__Task objective__: Extract everything from the first line through the line with "0.035, 0.022, 0.014]", both ends included, except for any pictures.

# Start of Extracted entries

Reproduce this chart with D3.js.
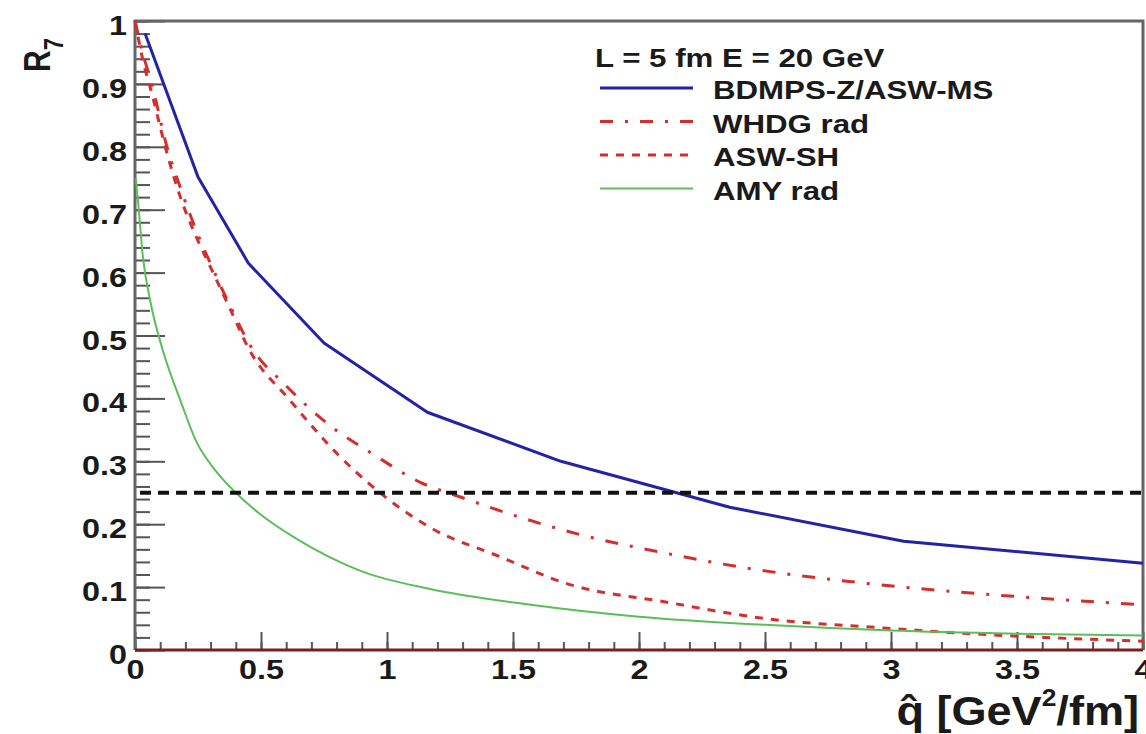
<!DOCTYPE html>
<html>
<head>
<meta charset="utf-8">
<script src="https://cdn.jsdelivr.net/npm/d3@7"></script>
<style>
	body { margin: 0; background: #fff; }
	svg { display: block; }
	text { font-family: "Liberation Sans", Arial, sans-serif; font-weight: bold; fill: #1a1a1a; }
</style>
</head>
<body>
<svg></svg>
<script>

// DATA

var q_bdmps = [0.04, 0.25, 0.45, 0.75, 1.16, 1.69, 2.36, 3.05, 4.0]
var r_bdmps = [0.98, 0.752, 0.615, 0.488, 0.378, 0.30, 0.227, 0.173, 0.138]

var q_whdg = [0.0, 0.03, 0.07, 0.12, 0.18, 0.245, 0.31, 0.38, 0.456, 0.6, 0.77, 0.95, 1.13, 1.3, 1.56, 1.8, 2.08, 2.4, 2.9, 3.4, 4.0]
var r_whdg = [1.0, 0.95, 0.895, 0.81, 0.735, 0.665, 0.605, 0.545, 0.485, 0.42, 0.358, 0.31, 0.267, 0.242, 0.207, 0.18, 0.156, 0.132, 0.106, 0.088, 0.072]

var q_aswsh = [0.0, 0.03, 0.07, 0.12, 0.18, 0.245, 0.31, 0.38, 0.45, 0.615, 0.8, 0.96, 1.17, 1.45, 1.71, 2.11, 2.5, 2.97, 3.5, 4.0]
var r_aswsh = [1.0, 0.94, 0.88, 0.8, 0.72, 0.655, 0.6, 0.54, 0.48, 0.397, 0.313, 0.254, 0.195, 0.148, 0.106, 0.076, 0.05, 0.035, 0.022, 0.014]

var q_amy = [0.003, 0.015, 0.03, 0.06, 0.11, 0.18, 0.245, 0.31, 0.4, 0.5, 0.64, 0.77, 0.9, 1.17, 1.57, 2.0, 2.5, 3.0, 3.5, 4.0]
var r_amy = [0.75, 0.70, 0.63, 0.556, 0.477, 0.397, 0.33, 0.29, 0.25, 0.215, 0.177, 0.148, 0.125, 0.097, 0.072, 0.053, 0.04, 0.031, 0.026, 0.023]

var names = ['BDMPS-Z/ASW-MS', 'WHDG rad', 'ASW-SH', 'AMY rad']
var header = 'L = 5 fm E = 20 GeV'
var r_cut = 0.25

var x_major = [0, 0.5, 1, 1.5, 2, 2.5, 3, 3.5, 4]
var y_major = [0, 0.1, 0.2, 0.3, 0.4, 0.5, 0.6, 0.7, 0.8, 0.9, 1]

// vis variables
var width = 1146
var height = 734

var svg = d3.select("svg")
	.attr("width", width)
	.attr("height", height)

var x = d3.scaleLinear().domain([0, 4]).range([135, 1143])
var y = d3.scaleLinear().domain([0, 1]).range([650, 21])

var fmt = d3.format(".2~f")

var series = [
	{ name: names[0], q: q_bdmps, r: r_bdmps, color: '#2323a6', dash: null,         w: 3, smooth: false },
	{ name: names[1], q: q_whdg,  r: r_whdg,  color: '#d22f2f', dash: '13,12,3,12', w: 3, smooth: true },
	{ name: names[2], q: q_aswsh, r: r_aswsh, color: '#d22f2f', dash: '8,8',        w: 3, smooth: true },
	{ name: names[3], q: q_amy,   r: r_amy,   color: '#5cbd5c', dash: null,         w: 2, smooth: true },
]

// UTILS

function label(parent, px, py, str, size, k, anchor){
	return parent.append("text")
		.attr("transform", "translate(" + px + "," + py + ") scale(" + k + ",1)")
		.attr("text-anchor", anchor || "start")
		.style("font-size", size + "px")
		.text(str)
}

// AXES

var minor_y = d3.range(0, 51).map(function(i){ return i / 50 })
var minor_x = d3.range(0, 41).map(function(i){ return i / 10 })

svg.append("g")
	.attr("transform", "translate(135,0)")
	.call(d3.axisLeft(y).tickValues(minor_y).tickSize(-15).tickFormat(""))
	.call(function(g){ g.select(".domain").remove() })
	.selectAll("line").attr("stroke", "#555").attr("stroke-width", 2)

svg.append("g")
	.attr("transform", "translate(0,650)")
	.call(d3.axisBottom(x).tickValues(minor_x).tickSize(-8).tickFormat(""))
	.call(function(g){ g.select(".domain").remove() })
	.selectAll("line").attr("stroke", "#555").attr("stroke-width", 2)

var k_tick = 1.2

var y_axis = svg.append("g")
	.attr("transform", "translate(135,0)")
	.call(d3.axisLeft(y).tickValues(y_major).tickSize(-30).tickPadding(8).tickFormat(fmt))
	.call(function(g){ g.select(".domain").remove() })

y_axis.selectAll("line").attr("stroke", "#555").attr("stroke-width", 2)
y_axis.selectAll("text")
	.attr("x", -8 / k_tick)
	.attr("dy", "0.5em")
	.attr("transform", "scale(" + k_tick + ",1)")
	.style("font-size", "27px")
	.attr("font-family", null)
	.attr("fill", null)

var x_axis = svg.append("g")
	.attr("transform", "translate(0,650)")
	.call(d3.axisBottom(x).tickValues(x_major).tickSize(-18).tickPadding(10).tickFormat(fmt))
	.call(function(g){ g.select(".domain").remove() })

x_axis.selectAll("line").attr("stroke", "#555").attr("stroke-width", 2)
x_axis.selectAll("text")
	.attr("transform", "scale(" + k_tick + ",1)")
	.style("font-size", "27px")
	.attr("font-family", null)
	.attr("fill", null)

// frame
svg.append("path")
	.attr("d", "M" + x(0) + "," + y(0) + "V" + y(1) + "H" + x(4) + "V" + y(0))
	.attr("fill", "none")
	.attr("stroke", "#666")
	.attr("stroke-width", 3)

// CURVES

var line = d3.line()
	.x(function(d){ return x(d[0]) })
	.y(function(d){ return y(d[1]) })

var smooth_line = d3.line()
	.x(function(d){ return x(d[0]) })
	.y(function(d){ return y(d[1]) })
	.curve(d3.curveMonotoneX)

svg.append("g")
	.attr("class", "curves")
	.selectAll("path")
	.data(series)
	.enter()
	.append("path")
	.attr("d", function(s){
		var pts = d3.zip(s.q, s.r)
		return s.smooth ? smooth_line(pts) : line(pts)
	})
	.attr("fill", "none")
	.attr("stroke", function(s){ return s.color })
	.attr("stroke-width", function(s){ return s.w })
	.attr("stroke-dasharray", function(s){ return s.dash })
	.attr("stroke-linejoin", "round")

// R = 0.25 line
svg.append("line")
	.attr("x1", x(0.02)).attr("x2", x(4))
	.attr("y1", y(r_cut)).attr("y2", y(r_cut))
	.attr("stroke", "#111")
	.attr("stroke-width", 4)
	.attr("stroke-dasharray", "11,7")

// bottom axis line
svg.append("line")
	.attr("x1", x(0)).attr("x2", x(4))
	.attr("y1", y(0)).attr("y2", y(0))
	.attr("stroke", "#7a1e1e")
	.attr("stroke-width", 3)

// LEGEND

var legend = svg.append("g").attr("class", "legend")
var k_leg = 1.25

label(legend, 595, 67, header, 25, k_leg)

series.forEach(function(s, i){
	var ly = 88 + i * 33.5
	legend.append("line")
		.attr("x1", 600).attr("x2", 693)
		.attr("y1", ly).attr("y2", ly)
		.attr("stroke", s.color)
		.attr("stroke-width", s.w)
		.attr("stroke-dasharray", s.dash)
	label(legend, 713, ly + 11, s.name, 25, k_leg)
})

// TITLES

var xt = label(svg, 1139, 725, null, 41, 1.1, "end")
xt.append("tspan").text("q\u0302 [GeV")
xt.append("tspan").attr("dy", -19).style("font-size", "24px").text("2")
xt.append("tspan").attr("dy", 19).text("/fm]")

var yt = svg.append("text")
	.attr("transform", "translate(50,72) rotate(-90) scale(1,1.25)")
	.style("font-size", "30px")
yt.append("tspan").text("R")
yt.append("tspan").attr("dy", 10).style("font-size", "22px").text("7")

</script>
</body>
</html>
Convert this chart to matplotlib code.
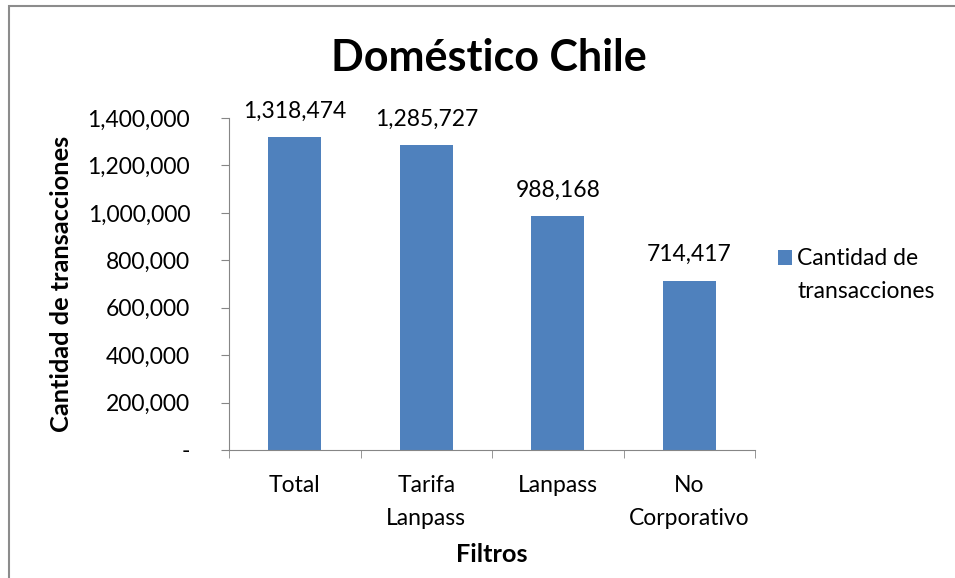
import matplotlib
matplotlib.use("Agg")
import matplotlib.pyplot as plt
from matplotlib.patches import Rectangle
from matplotlib.ticker import FuncFormatter

categories = ["Total", "Tarifa\nLanpass", "Lanpass", "No\nCorporativo"]
values = [1318474, 1285727, 988168, 714417]
series_name = "Cantidad de\ntransacciones"
bar_color = '#4F81BD'

plt.rcParams['font.family'] = ['Lato', 'DejaVu Sans']

fig = plt.figure(figsize=(9.55, 5.78), dpi=100)
fig.patches.append(Rectangle((9/955, -0.1), 1.2, 1 - 6/578 + 0.1, transform=fig.transFigure,
                             fill=False, edgecolor='#8c8c8c', linewidth=1.5))

ax = fig.add_axes([229/955, 1 - 450/578, (755-229)/955, (450-118)/578])
x = range(len(categories))
bars = ax.bar(x, values, width=0.4, color=bar_color, label=series_name)
ax.set_xlim(-0.5, len(categories) - 0.5)
ax.set_ylim(0, 1400000)
ax.set_yticks(range(0, 1400001, 200000))
ax.yaxis.set_major_formatter(FuncFormatter(lambda v, p: '-' if v == 0 else f"{int(v):,}"))
ax.set_xticks(list(x))
ax.set_xticklabels(categories, fontsize=16.5, linespacing=1.7)
ax.set_xticks([i - 0.5 for i in range(len(categories) + 1)], minor=True)
ax.tick_params(axis='x', which='major', length=0, pad=18)
ax.tick_params(axis='x', which='minor', length=6, color='#868686', direction='out')
ax.tick_params(axis='y', length=6, color='#868686', direction='out', labelsize=16.5, pad=22)
for s in ['top', 'right']:
    ax.spines[s].set_visible(False)
for s in ['left', 'bottom']:
    ax.spines[s].set_color('#868686')

for i, v in enumerate(values):
    ax.annotate(f"{v:,}", (i, v), xytext=(0, 11), textcoords='offset points',
                ha='center', va='bottom', fontsize=16.5)

ax.set_xlabel("Filtros", fontsize=18.3, fontweight='bold', va='center')
ax.xaxis.set_label_coords(0.5, (450-555)/332)
ax.set_ylabel("Cantidad de transacciones", fontsize=18.3, fontweight='bold', va='center')
ax.yaxis.set_label_coords((62-229)/526, 0.5)
fig.text(489/955, 1 - 58/578, "Doméstico Chile", ha='center', va='center', fontsize=31, fontweight='bold')

# Legend (Excel style: marker aligned with first text line)
fig.patches.append(Rectangle((778/955, 1 - 265/578), 14/955, 15/578, transform=fig.transFigure,
                             facecolor=bar_color, edgecolor='none'))
fig.text(797/955, 1 - 275/578, series_name, ha='left', va='center', fontsize=16.5,
         linespacing=1.66, multialignment='left')

fig.savefig("out.png", dpi=100)
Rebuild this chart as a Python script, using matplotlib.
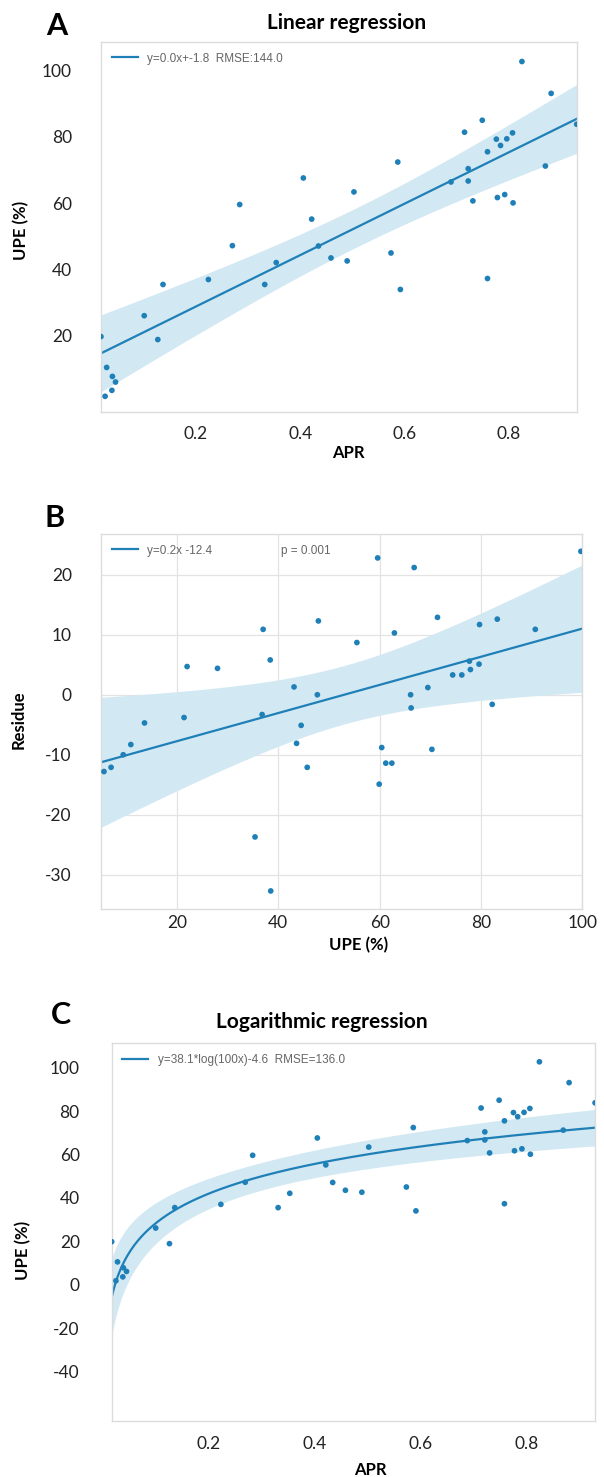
import numpy as np
import matplotlib.pyplot as plt

plt.rcParams['font.family'] = ['Lato', 'DejaVu Sans']
plt.rcParams['axes.unicode_minus'] = False

# APR vs UPE (%) - same measurements used in panels A and C
apr = np.array([0.825, 0.881, 0.930, 0.749, 0.715, 0.776, 0.796, 0.807, 0.784, 0.759,
                0.870, 0.722, 0.689, 0.722, 0.587, 0.406, 0.503, 0.284, 0.731, 0.778,
                0.792, 0.808, 0.422, 0.270, 0.435, 0.459, 0.490, 0.354, 0.574, 0.592,
                0.759, 0.224, 0.137, 0.332, 0.101, 0.127, 0.018, 0.029, 0.040, 0.046,
                0.039, 0.026])
upe = np.array([102.7, 93.1, 83.8, 85.0, 81.4, 79.3, 79.4, 81.2, 77.4, 75.5,
                71.2, 70.4, 66.4, 66.7, 72.4, 67.6, 63.4, 59.6, 60.7, 61.7,
                62.6, 60.1, 55.2, 47.2, 47.1, 43.5, 42.6, 42.1, 45.0, 34.0,
                37.3, 37.0, 35.5, 35.5, 26.1, 18.9, 19.8, 10.5, 7.8, 6.1,
                3.6, 1.8])

# panel B: residue vs UPE (%)
res_upe = np.array([99.7, 59.6, 66.8, 47.9, 37.0, 71.4, 83.2, 79.7, 90.7, 62.9,
                    55.5, 38.4, 22.0, 28.0, 77.7, 77.9, 79.6, 74.4, 76.2, 43.1,
                    69.5, 47.7, 66.1, 66.2, 82.2, 21.4, 36.8, 13.6, 44.5, 43.6,
                    10.9, 9.4, 7.0, 5.6, 45.7, 60.4, 61.2, 62.4, 70.3, 59.9,
                    35.4, 38.5])
res_val = np.array([23.9, 22.8, 21.2, 12.3, 10.9, 12.9, 12.6, 11.7, 10.9, 10.3,
                    8.7, 5.8, 4.7, 4.4, 5.6, 4.2, 5.1, 3.3, 3.3, 1.3,
                    1.2, 0.0, 0.0, -2.2, -1.6, -3.8, -3.3, -4.7, -5.1, -8.1,
                    -8.3, -10.0, -12.1, -12.8, -12.1, -8.8, -11.4, -11.4, -9.1, -14.9,
                    -23.7, -32.7])

legend_a = "y=0.0x+-1.8  RMSE:144.0"
legend_b = "y=0.2x -12.4"
pval_b = "p = 0.001"
legend_c = "y=38.1*log(100x)-4.6  RMSE=136.0"

blue = '#1f80b8'
band = '#d2e8f3'
ci_mult = 3.0


def fit_band(x, y, xs):
    # ordinary least squares + confidence band of the mean
    X = np.column_stack([np.ones_like(x), x])
    beta = np.linalg.lstsq(X, y, rcond=None)[0]
    resid = y - X @ beta
    s2 = resid @ resid / (len(x) - 2)
    cov = s2 * np.linalg.inv(X.T @ X)
    Xs = np.column_stack([np.ones_like(xs), xs])
    yhat = Xs @ beta
    se = np.sqrt(np.einsum('ij,jk,ik->i', Xs, cov, Xs))
    return yhat, yhat - ci_mult * se, yhat + ci_mult * se


def style(ax, grid=False, ypad=21):
    for sp in ax.spines.values():
        sp.set_color('#dcdcdc')
        sp.set_linewidth(1.0)
    ax.tick_params(length=0, labelsize=12.5, colors='#222222')
    ax.tick_params(axis='y', pad=ypad)
    if grid:
        ax.grid(True, color='#e3e3e3', linewidth=0.9)
        ax.set_axisbelow(True)


def legend(ax):
    leg = ax.legend(loc='upper left', bbox_to_anchor=(0.0, 1.0), frameon=False,
                    handlelength=2.2, handletextpad=0.8, borderaxespad=0.5,
                    prop={'family': 'Liberation Sans', 'size': 8.5})
    for t in leg.get_texts():
        t.set_color('#666666')
    return leg


fig = plt.figure(figsize=(6.04, 14.77), dpi=100)

# A: linear regression
axA = fig.add_axes([0.1671, 0.7209, 0.7877, 0.2507])
xs = np.linspace(apr.min(), apr.max(), 200)
yhat, lo, hi = fit_band(apr, upe, xs)
axA.fill_between(xs, lo, hi, color=band, linewidth=0)
axA.plot(xs, yhat, color=blue, linewidth=1.6, label=legend_a)
axA.scatter(apr, upe, s=17, color=blue, edgecolor='none', zorder=3)
axA.set_xlim(apr.min(), apr.max())
axA.set_ylim(-3.0, 108.6)
axA.set_xticks([0.2, 0.4, 0.6, 0.8])
axA.set_yticks([20, 40, 60, 80, 100])
style(axA, ypad=21)
axA.tick_params(axis='x', pad=10)
legend(axA)

# B: residue vs UPE
axB = fig.add_axes([0.1671, 0.3846, 0.7972, 0.2539])
xs = np.linspace(5.0, 100.0, 200)
yhat, lo, hi = fit_band(res_upe, res_val, xs)
axB.fill_between(xs, lo, hi, color=band, linewidth=0, zorder=1)
axB.plot(xs, yhat, color=blue, linewidth=1.6, label=legend_b, zorder=2)
axB.scatter(res_upe, res_val, s=17, color=blue, edgecolor='none', zorder=3)
axB.set_xlim(5.0, 100.0)
axB.set_ylim(-35.7, 26.8)
axB.set_xticks([20, 40, 60, 80, 100])
axB.set_yticks([-30, -20, -10, 0, 10, 20])
style(axB, grid=True, ypad=21)
axB.tick_params(axis='x', pad=4)
legend(axB)
axB.text(0.374, 0.955, pval_b, transform=axB.transAxes, ha='left', va='center',
         family='Liberation Sans', fontsize=8.5, color='#666666')

# C: logarithmic regression
axC = fig.add_axes([0.1849, 0.0381, 0.8003, 0.2555])
xs = np.linspace(apr.min(), apr.max(), 300)
yhat, lo, hi = fit_band(np.log10(100 * apr), upe, np.log10(100 * xs))
axC.fill_between(xs, lo, hi, color=band, linewidth=0)
axC.plot(xs, yhat, color=blue, linewidth=1.6, label=legend_c)
axC.scatter(apr, upe, s=17, color=blue, edgecolor='none', zorder=3)
axC.set_xlim(apr.min(), apr.max())
axC.set_ylim(-62.7, 111.2)
axC.set_xticks([0.2, 0.4, 0.6, 0.8])
axC.set_yticks([-40, -20, 0, 20, 40, 60, 80, 100])
style(axC, ypad=23)
axC.tick_params(axis='x', pad=11)
legend(axC)

# labels, titles, panel letters
W, H = 604, 1477


def ftext(px, py, s, **kw):
    fig.text(px / W, 1 - py / H, s, ha='center', va='center', **kw)


ftext(57, 26, 'A', fontsize=22, fontweight='bold')
ftext(55, 518, 'B', fontsize=22, fontweight='bold')
ftext(61, 1015, 'C', fontsize=22, fontweight='bold')
ftext(347, 23, 'Linear regression', fontsize=15, fontweight='bold')
ftext(322, 1022, 'Logarithmic regression', fontsize=15, fontweight='bold')

ftext(21, 230, 'UPE (%)', fontsize=12, fontweight='bold', rotation=90)
ftext(348, 453, 'APR', fontsize=12, fontweight='bold')
ftext(19, 720, 'Residue', fontsize=12, fontweight='bold', rotation=90)
ftext(359, 945, 'UPE (%)', fontsize=12, fontweight='bold')
ftext(23, 1250, 'UPE (%)', fontsize=12, fontweight='bold', rotation=90)
ftext(370, 1470, 'APR', fontsize=12, fontweight='bold')

fig.savefig('out.png', dpi=100)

# End of Extracted entries

__Solved exercise__:
Reproduce this chart with D3.js.
<!DOCTYPE html>
<html>
<head>
<meta charset="utf-8">
<script src="https://cdn.jsdelivr.net/npm/d3@7"></script>
<style>
	body { margin: 0; background: #fff; }
	svg { display: block; }
	text { font-family: "Liberation Sans", Arial, sans-serif; font-weight: bold; fill: #1a1a1a; }
</style>
</head>
<body>
<svg></svg>
<script>

// DATA

var q_bdmps = [0.04, 0.25, 0.45, 0.75, 1.16, 1.69, 2.36, 3.05, 4.0]
var r_bdmps = [0.98, 0.752, 0.615, 0.488, 0.378, 0.30, 0.227, 0.173, 0.138]

var q_whdg = [0.0, 0.03, 0.07, 0.12, 0.18, 0.245, 0.31, 0.38, 0.456, 0.6, 0.77, 0.95, 1.13, 1.3, 1.56, 1.8, 2.08, 2.4, 2.9, 3.4, 4.0]
var r_whdg = [1.0, 0.95, 0.895, 0.81, 0.735, 0.665, 0.605, 0.545, 0.485, 0.42, 0.358, 0.31, 0.267, 0.242, 0.207, 0.18, 0.156, 0.132, 0.106, 0.088, 0.072]

var q_aswsh = [0.0, 0.03, 0.07, 0.12, 0.18, 0.245, 0.31, 0.38, 0.45, 0.615, 0.8, 0.96, 1.17, 1.45, 1.71, 2.11, 2.5, 2.97, 3.5, 4.0]
var r_aswsh = [1.0, 0.94, 0.88, 0.8, 0.72, 0.655, 0.6, 0.54, 0.48, 0.397, 0.313, 0.254, 0.195, 0.148, 0.106, 0.076, 0.05, 0.035, 0.022, 0.014]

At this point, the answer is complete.